Among the entries below, copy only the span from the line containing "Rebuild this chart" through the line containing "def px_y(y): return (B - y) / ph". Do so exactly, and skip the pictures.

**Stored entries**
____________________

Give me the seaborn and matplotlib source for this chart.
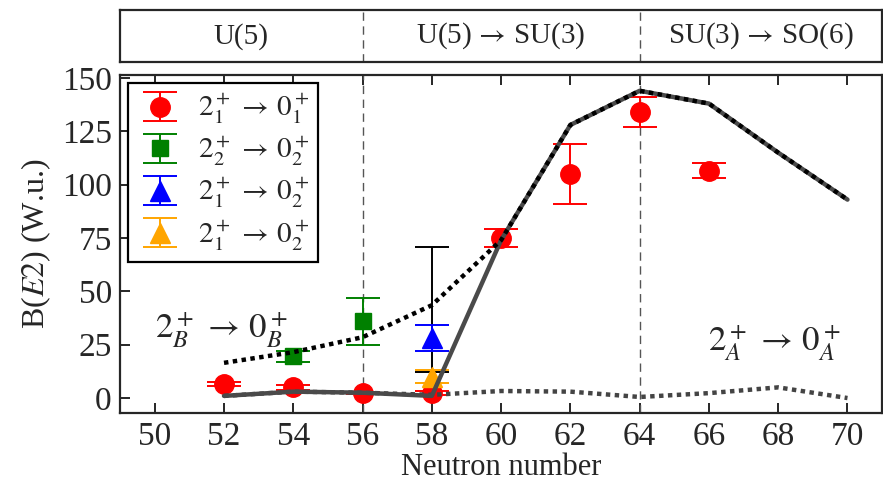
import matplotlib
matplotlib.use("Agg")
import matplotlib.pyplot as plt
import seaborn as sns
import numpy as np
import pandas as pd

# ---------------- data ----------------
N_theory = [52, 54, 56, 58, 60, 62, 64, 66, 68, 70]
theory_total = [1, 3, 2.5, 1, 74, 128, 144, 138, 115, 93]
theory_B = [16.5, 21.5, 28.5, 43.5, 74, 128, 144, 138, 115, 93]
theory_A = [1, 3, 2.5, 1.5, 3.3, 3, 0.5, 2.3, 5, 0]

N_e1 = [52, 54, 56, 58, 60, 62, 64, 66]
val_e1 = [6.5, 5, 2.5, 2.5, 75, 105, 134, 106.5]
err_e1 = [1, 1, 0.5, 1, 4, 14, 7, 3.5]

N_e2 = [54, 56]
val_e2 = [19.5, 36]
err_e2 = [2.5, 11]

N_e3 = [58]
val_e3 = [28]
err_e3 = [6]

N_e4 = [58]
val_e4 = [10]
err_e4 = [3]

N_e5 = [58]
val_e5 = [41.5]
err_e5 = [29.5]

x_ticks = [50, 52, 54, 56, 58, 60, 62, 64, 66, 68, 70]
y_ticks = [0, 25, 50, 75, 100, 125, 150]
region_labels = ["U(5)", r"U(5)$\,\rightarrow\,$SU(3)", r"SU(3)$\,\rightarrow\,$SO(6)"]
region_centers = [52.5, 60, 67.5]
region_bounds = [56, 64]
legend_labels = [r"$2_1^+\,\rightarrow\,0_1^+$", r"$2_2^+\,\rightarrow\,0_2^+$",
                 r"$2_1^+\,\rightarrow\,0_2^+$", r"$2_1^+\,\rightarrow\,0_2^+$"]

# ---------------- style ----------------
sns.set_style("ticks")
plt.rcParams['font.family'] = ['Liberation Serif', 'DejaVu Serif']
plt.rcParams['mathtext.fontset'] = 'stix'
plt.rcParams['axes.linewidth'] = 1.6

fig = plt.figure(figsize=(8.83, 4.87), dpi=100)
ax = fig.add_axes([0.136, 0.152, 0.863, 0.694])
axt = fig.add_axes([0.136, 0.873, 0.863, 0.106])

df = pd.DataFrame({"N": N_theory, "total": theory_total, "B": theory_B, "A": theory_A})

# theory lines
sns.lineplot(data=df, x="N", y="total", ax=ax, color="#4a4a4a", lw=3.2, zorder=5)
sns.lineplot(data=df, x="N", y="B", ax=ax, color="black", lw=3.2, zorder=6,
             linestyle=(0, (1, 1)))
sns.lineplot(data=df, x="N", y="A", ax=ax, color="#444444", lw=3.2, zorder=4,
             linestyle=(0, (1, 1)))

# experimental points
eb_kw = dict(linestyle="none", capsize=12, elinewidth=1.4, capthick=1.4, zorder=3)
h1 = ax.errorbar(N_e1, val_e1, yerr=err_e1, fmt="o", color="red", ms=14, **eb_kw)
h2 = ax.errorbar(N_e2, val_e2, yerr=err_e2, fmt="s", color="green", ms=12, **eb_kw)
ax.errorbar(N_e5, val_e5, yerr=err_e5, fmt="none", ecolor="black", capsize=12,
            elinewidth=1.4, capthick=1.4, zorder=2)
h3 = ax.errorbar(N_e3, val_e3, yerr=err_e3, fmt="^", color="blue", ms=14, **eb_kw)
h4 = ax.errorbar(N_e4, val_e4, yerr=err_e4, fmt="^", color="orange", ms=14, **eb_kw)

for b in region_bounds:
    ax.axvline(b, color="#555555", lw=1.0, ls=(0, (6, 4)), zorder=1)
    axt.axvline(b, color="#555555", lw=1.0, ls=(0, (6, 4)))

ax.set_xlim(49, 71)
ax.set_ylim(-7, 151.4)
ax.set_xticks(x_ticks)
ax.set_yticks(y_ticks)
ax.tick_params(axis="both", direction="in", length=7, width=1.4, labelsize=24,
               top=True, right=False, pad=6)
ax.set_xlabel("Neutron number", fontsize=22, labelpad=1)
ax.set_ylabel(r"B($E2$) (W.u.)", fontsize=23, labelpad=6)

leg = ax.legend([h1, h2, h3, h4], legend_labels,
                loc="upper left", bbox_to_anchor=(0.0105, 0.975), fontsize=21,
                frameon=True, fancybox=False, edgecolor="black",
                borderpad=0.3, labelspacing=0.25, handletextpad=0.5,
                handlelength=1.6, borderaxespad=0)
leg.get_frame().set_linewidth(1.6)
leg.get_frame().set_alpha(1)

ax.text(50.0, 32, r"$2_B^+\,\rightarrow\,0_B^+$", fontsize=25, ha="left", va="center")
ax.text(69.8, 26, r"$2_A^+\,\rightarrow\,0_A^+$", fontsize=25, ha="right", va="center")

# top region panel
axt.set_xlim(49, 71)
axt.set_ylim(0, 1)
axt.set_xticks([])
axt.set_yticks([])
for c, lab in zip(region_centers, region_labels):
    axt.text(c, 0.5, lab, fontsize=21, ha="center", va="center")

fig.savefig("out.png", dpi=100)
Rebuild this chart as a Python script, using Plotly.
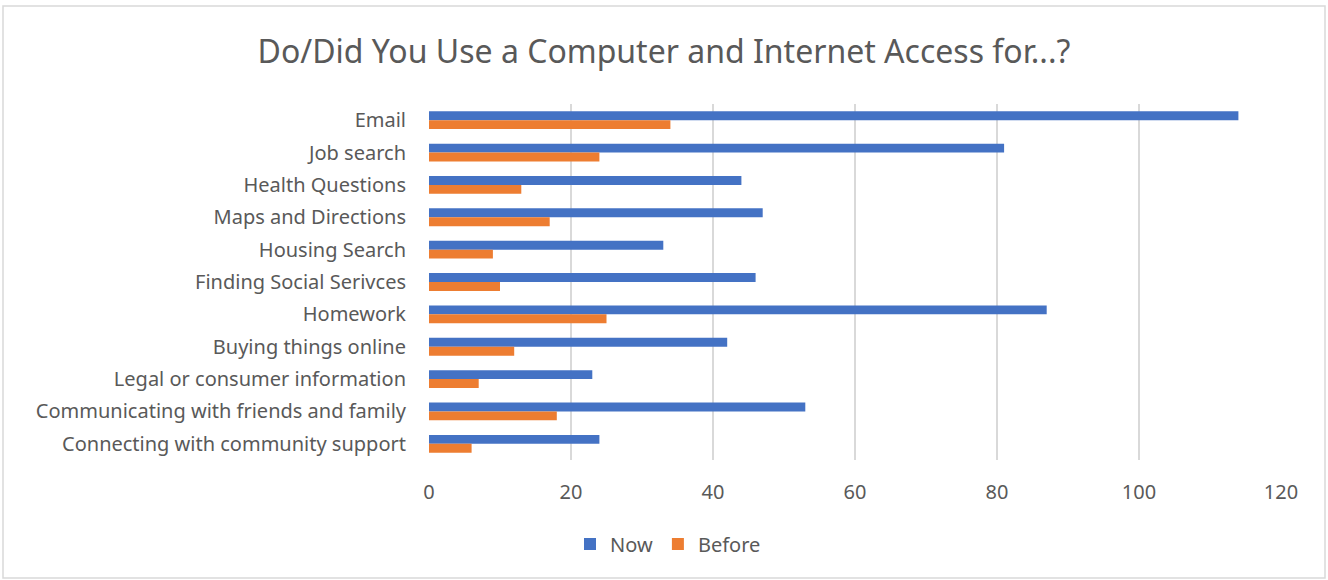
import plotly.graph_objects as go

categories = ["Email", "Job search", "Health Questions", "Maps and Directions", "Housing Search",
              "Finding Social Serivces", "Homework", "Buying things online",
              "Legal or consumer information", "Communicating with friends and family",
              "Connecting with community support"]
now_values = [114, 81, 44, 47, 33, 46, 87, 42, 23, 53, 24]
before_values = [34, 24, 13, 17, 9, 10, 25, 12, 7, 18, 6]
x_ticks = [0, 20, 40, 60, 80, 100, 120]

W, H = 1328, 580
L, R, T, B = 429, 1281, 104, 460

FONT = "Noto Sans"
GREY = "#595959"

fig = go.Figure()
fig.add_trace(go.Bar(y=categories, x=now_values, name="Now", orientation="h",
                     marker=dict(color="#4472C4", line=dict(width=0))))
fig.add_trace(go.Bar(y=categories, x=before_values, name="Before", orientation="h",
                     marker=dict(color="#ED7D31", line=dict(width=0))))

pw, ph = R - L, B - T
def px_x(x): return (x - L) / pw
def px_y(y): return (B - y) / ph

fig.update_layout(
    width=W, height=H,
    margin=dict(l=L, r=W - R, t=T, b=H - B, autoexpand=False),
    paper_bgcolor="white", plot_bgcolor="white",
    barmode="group", bargap=0.45, bargroupgap=0,
    font=dict(family=FONT, color=GREY),
    title=dict(text="Do/Did You Use a Computer and Internet Access for...?",
               x=664 / W, xanchor="center", y=1 - 52 / H, yanchor="middle",
               font=dict(size=32, color=GREY, family=FONT)),
    xaxis=dict(range=[0, 120], tickvals=x_ticks, showgrid=True, gridcolor="#d9d9d9",
               gridwidth=1.5, zeroline=False, showline=False, ticks="",
               tickfont=dict(size=20, color=GREY), ticklabelstandoff=18),
    yaxis=dict(autorange="reversed", showgrid=False, zeroline=False, showline=False,
               ticks="", tickfont=dict(size=20, color=GREY), ticklabelstandoff=22),
    legend=dict(orientation="h", x=px_x(668), xanchor="center", y=px_y(544), yanchor="middle",
                font=dict(size=20, color=GREY), traceorder="normal",
                itemwidth=30, itemsizing="constant"),
    shapes=[dict(type="rect", xref="paper", yref="paper",
                 x0=px_x(3), x1=px_x(1325), y0=px_y(578), y1=px_y(6),
                 line=dict(color="#d9d9d9", width=1.5), fillcolor="rgba(0,0,0,0)", layer="below")],
)

fig.write_html("out.html", config={"displayModeBar": False},
               post_script="document.body.style.margin='0';document.body.style.overflow='hidden';")
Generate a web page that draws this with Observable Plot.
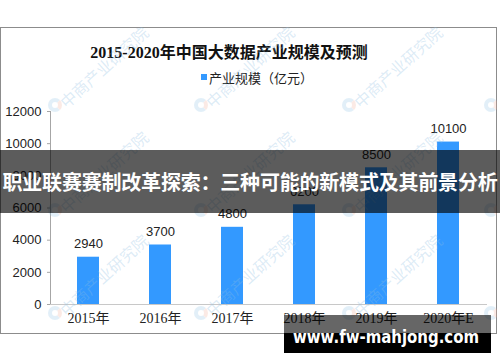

____________________

**Response to the task**
Rebuild this chart as a Python script, using Plotly.
import plotly.graph_objects as go

categories = ["Email", "Job search", "Health Questions", "Maps and Directions", "Housing Search",
              "Finding Social Serivces", "Homework", "Buying things online",
              "Legal or consumer information", "Communicating with friends and family",
              "Connecting with community support"]
now_values = [114, 81, 44, 47, 33, 46, 87, 42, 23, 53, 24]
before_values = [34, 24, 13, 17, 9, 10, 25, 12, 7, 18, 6]
x_ticks = [0, 20, 40, 60, 80, 100, 120]

W, H = 1328, 580
L, R, T, B = 429, 1281, 104, 460

FONT = "Noto Sans"
GREY = "#595959"

fig = go.Figure()
fig.add_trace(go.Bar(y=categories, x=now_values, name="Now", orientation="h",
                     marker=dict(color="#4472C4", line=dict(width=0))))
fig.add_trace(go.Bar(y=categories, x=before_values, name="Before", orientation="h",
                     marker=dict(color="#ED7D31", line=dict(width=0))))

pw, ph = R - L, B - T
def px_x(x): return (x - L) / pw
def px_y(y): return (B - y) / ph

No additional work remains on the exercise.